Is social media your drug of choice? The folks over at AsapSCIENCE believe it may be. This short informative video demonstrates how increased use of social media begins to wire the brain in new ways causing an addiction not unlike drugs or alcohol.

The video tells us that 5-10% of social media users are unable to control how much time they spend online, and 89% of those surveyed admitted to experiencing “Phantom Vibration Syndrome” (believing their phone vibrated with anticipated social media updates when it did not). The study also seems to support the theory that social media is making us more selfish and narcissistic with up to 80% of an online user’s discussion being self-involved broadcasting rather than actual conversation.

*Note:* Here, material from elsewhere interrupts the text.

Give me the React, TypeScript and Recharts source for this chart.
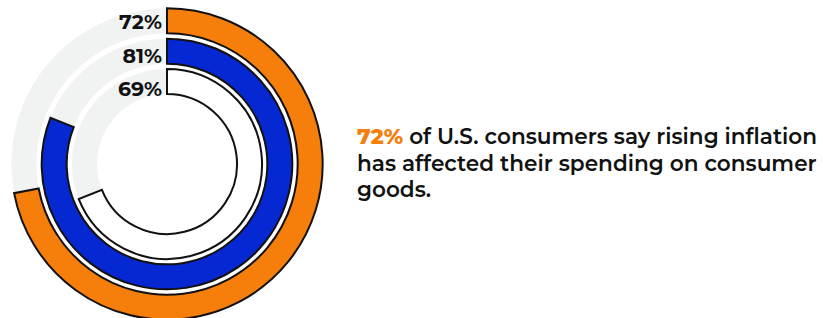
import { PolarAngleAxis, RadialBar, RadialBarChart, LabelList } from "recharts";

// inner ring first
const ringLabels = ["69%", "81%", "72%"];
const ringValues = [69, 81, 72];
const ringColors = ["#ffffff", "#0628d2", "#f67e0a"];

const headlineValue = "72%";
const headlineText = [
  "of U.S. consumers say rising inflation",
  "has affected their spending on consumer",
  "goods.",
];

const data = ringLabels.map((label, i) => ({
  label,
  value: ringValues[i],
  fill: ringColors[i],
}));

const FONT = "Montserrat, 'Open Sans', 'DejaVu Sans', sans-serif";

function RingLabel(props: any) {
  const { viewBox, value, index } = props;
  if (!viewBox) return null;
  const { cx, cy, innerRadius, outerRadius } = viewBox;
  const r = (innerRadius + outerRadius) / 2;
  // labels sit a little lower the further in the ring is
  const nudge = (ringLabels.length - 1 - index) * 3.4 + 0.5;
  return (
    <text
      x={cx - 5}
      y={cy - r + nudge}
      textAnchor="end"
      dominantBaseline="central"
      fontFamily={FONT}
      fontWeight={700}
      fontSize={20.5}
      fill="#111"
    >
      {value}
    </text>
  );
}

export default function App() {
  return (
    <div
      style={{
        position: "absolute",
        left: 0,
        top: 0,
        width: 823,
        height: 318,
        overflow: "hidden",
        background: "#fff",
      }}
    >
      <RadialBarChart
        width={340}
        height={318}
        cx={167}
        cy={164}
        innerRadius={67}
        outerRadius={158}
        barSize={25}
        startAngle={90}
        endAngle={-270}
        data={data}
        margin={{ top: 0, right: 0, bottom: 0, left: 0 }}
      >
        <PolarAngleAxis type="number" domain={[0, 100]} tick={false} axisLine={false} />
        <RadialBar
          dataKey="value"
          background={{ fill: "#f1f2f2" }}
          stroke="#111"
          strokeWidth={2}
          isAnimationActive={false}
        >
          <LabelList dataKey="label" content={<RingLabel />} />
        </RadialBar>
      </RadialBarChart>
      <div
        style={{
          position: "absolute",
          left: 357,
          top: 123,
          fontFamily: FONT,
          fontSize: 21.6,
          fontWeight: 600,
          lineHeight: "26.5px",
          color: "#111",
          whiteSpace: "nowrap",
        }}
      >
        <span style={{ color: "#f67e0a", fontWeight: 800 }}>{headlineValue}</span>{" "}
        {headlineText[0]}
        <br />
        {headlineText[1]}
        <br />
        {headlineText[2]}
      </div>
    </div>
  );
}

Those numbers should cause some concern. Of course it’s also important to remember those stats are skewed as many social media platforms are purposely geared to discussing yourself and you reactions, where you have been, or what you personally have seen or experienced rather than as a platform designed for any real discussion.

One of the most interesting takeaways from the video is the idea that increased social media use may actually hinder rather than help multitasking abilities by making it more difficult for you to filter out the surrounding noise. On the other hand the video presents the idea the romantic relationships are actually stronger with given an online component, especially when it helped begin the relationship. I guess it’s not all bad after all (or at least not as bad as your brain on drugs).

Now too much of anything is never a good thing, but I’m not expecting this video is going to make anyone drop social media cold turkey (nor should it), but it does demonstrate how our interactions online may be changing our habits or thought patterns in subtle ways without us even realizing it. And with record numbers now interacting daily on social media maybe, like any other stimulus that creates a physical and chemical reaction, awareness of how it might be effecting you is always useful information.